In Höhe des Differenzbetrags zwischen den Rückstellungswerten, die mit dem 7- bzw.- 10-Jahres-Zinssatz ermittelt wurden, besteht eine handelsrechtliche Ausschüttungssperre. Diese entfällt nun, da der Differenzbetrag nicht mehr positiv ist. Weiterhin erforderlich ist es aufgrund der gesetzlichen Bestimmungen aber, den Differenzbetrag im Bilanzanhang anzugeben.

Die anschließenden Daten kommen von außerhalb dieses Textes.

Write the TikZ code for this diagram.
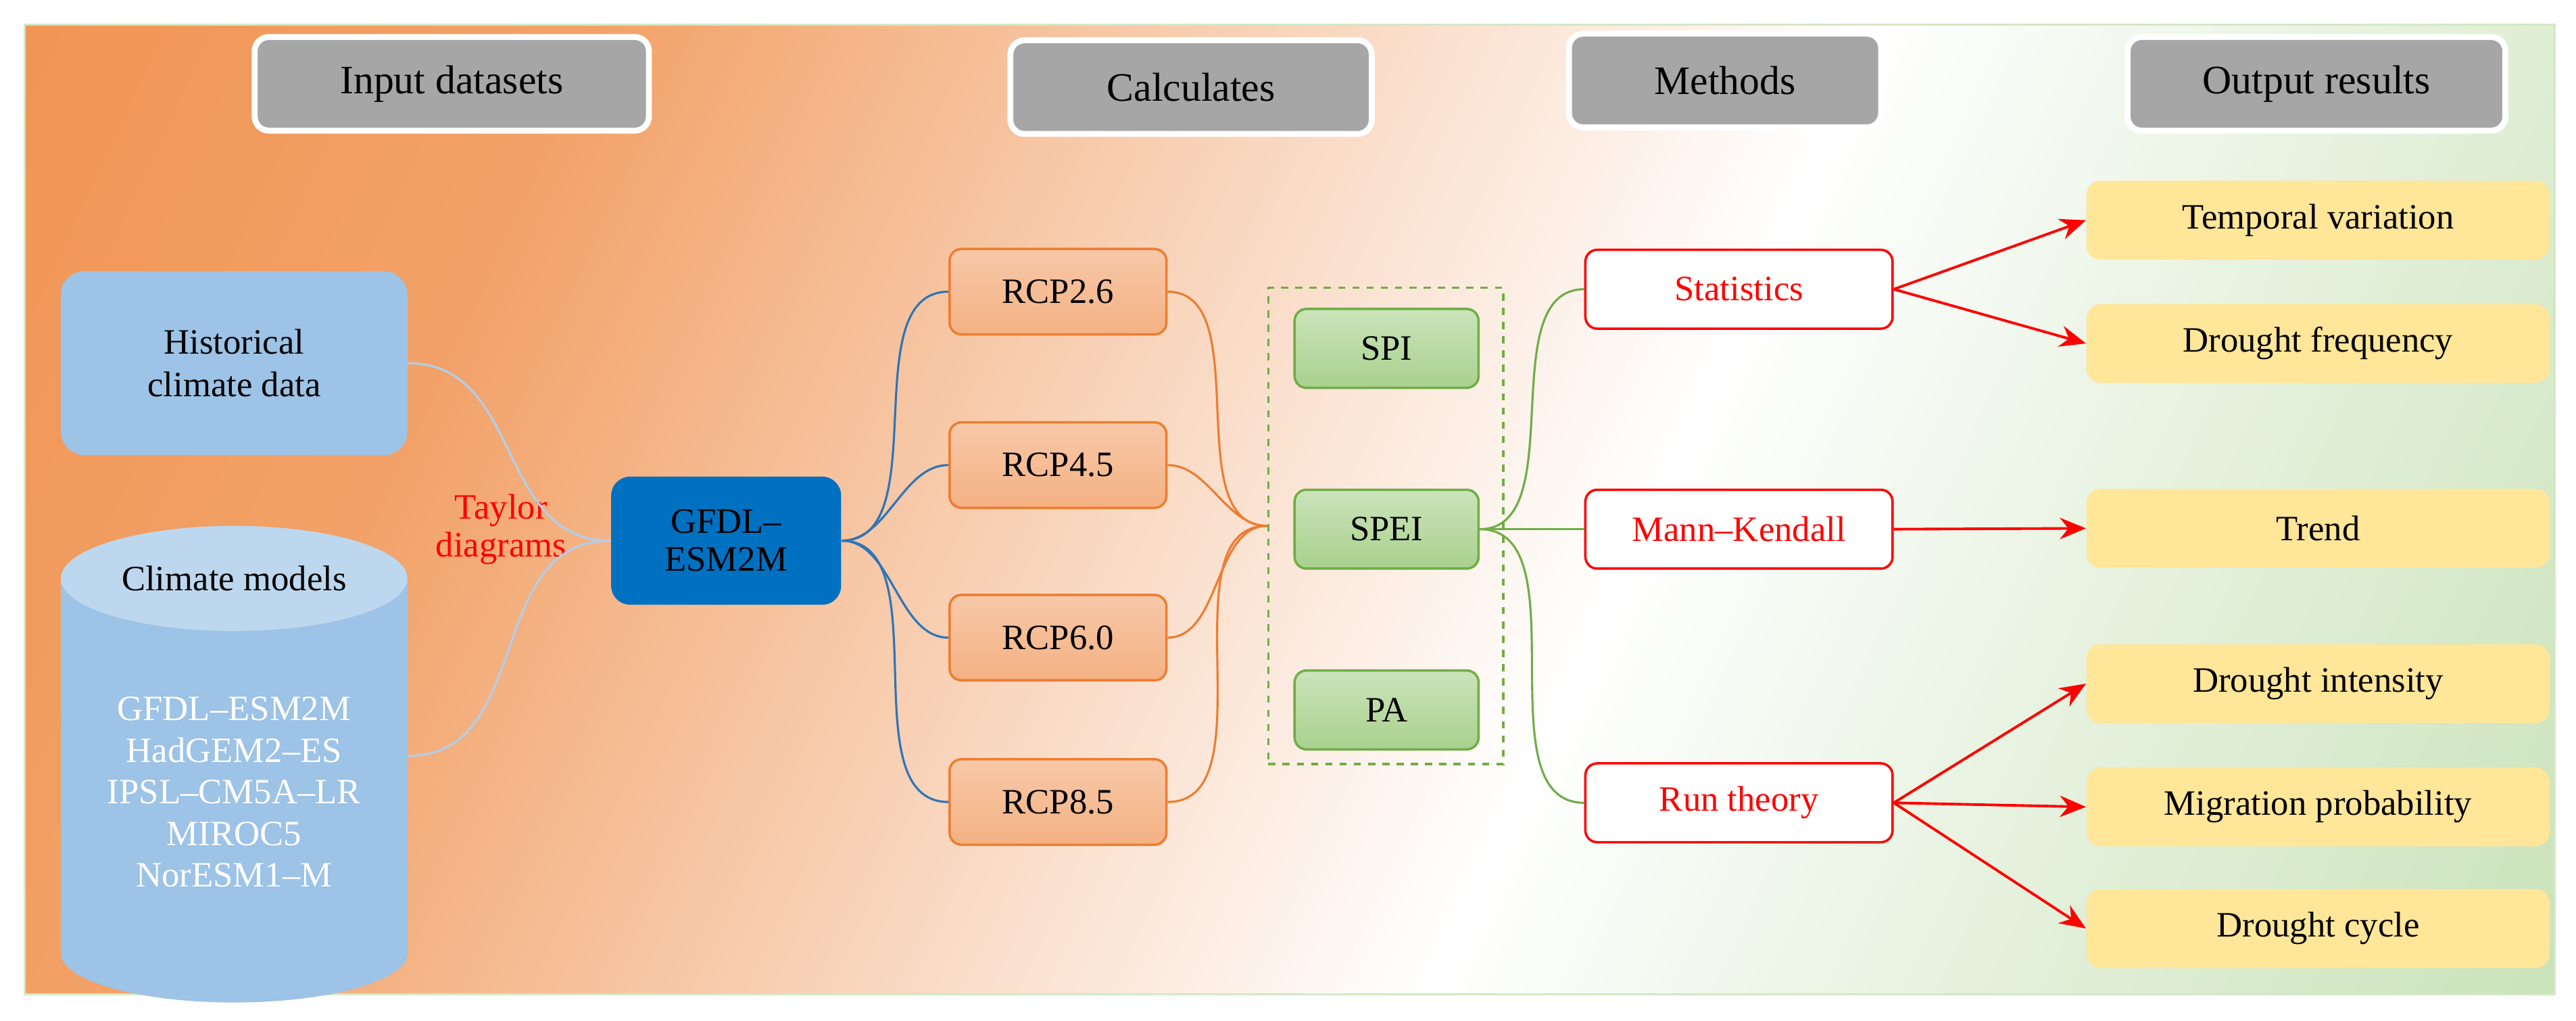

Die beschriebene Entwicklung zeigt, dass eine dauerhaft als sinnvoll empfundene Herleitungsmethodik für den HGB-Rechnungszins schwierig zu finden ist. Eine solche Regelung sollte optimalerweise z. B. folgende Kriterien erfüllen:

  • Wirtschaftlich gesehen sachgerechte Bewertung der Pensionsverpflichtungen in jeder Marktlage
  • Vermeidung starker Veränderungen des Rechnungszinssatzes innerhalb kurzer Zeiträume sowie der damit verbundenen mangelnden Planbarkeit und ggf. resultierenden Belastungen
  • Dennoch Reaktion des Rechnungszinssatzes auf längerfristige Veränderungen des Marktzinsniveaus
  • Einfache Bestimmbarkeit und Nachvollziehbarkeit der Rechnungszinssätze
  • Eindeutige Zinsvorgabe für alle bilanzierenden Unternehmen ohne inhaltlich nicht begründbare Gestaltungsspielräume

Eine Neuregelung zum Rechnungszinssatz im HGB wird derzeit diskutiert. Es wird sich zeigen, ob sich dadurch eine Verbesserung im Vergleich zum aktuellen Ansatz erzielen lässt, der in der Gesamtbetrachtung viele der Anforderungen erfüllt. Offensichtlich nicht optimal ist allerdings der derzeitige Parallellauf der 7- und 10- Jahres-Zinssätze, der zu Mehraufwand bei der Bilanzierung ohne ersichtlichen Nutzen führt.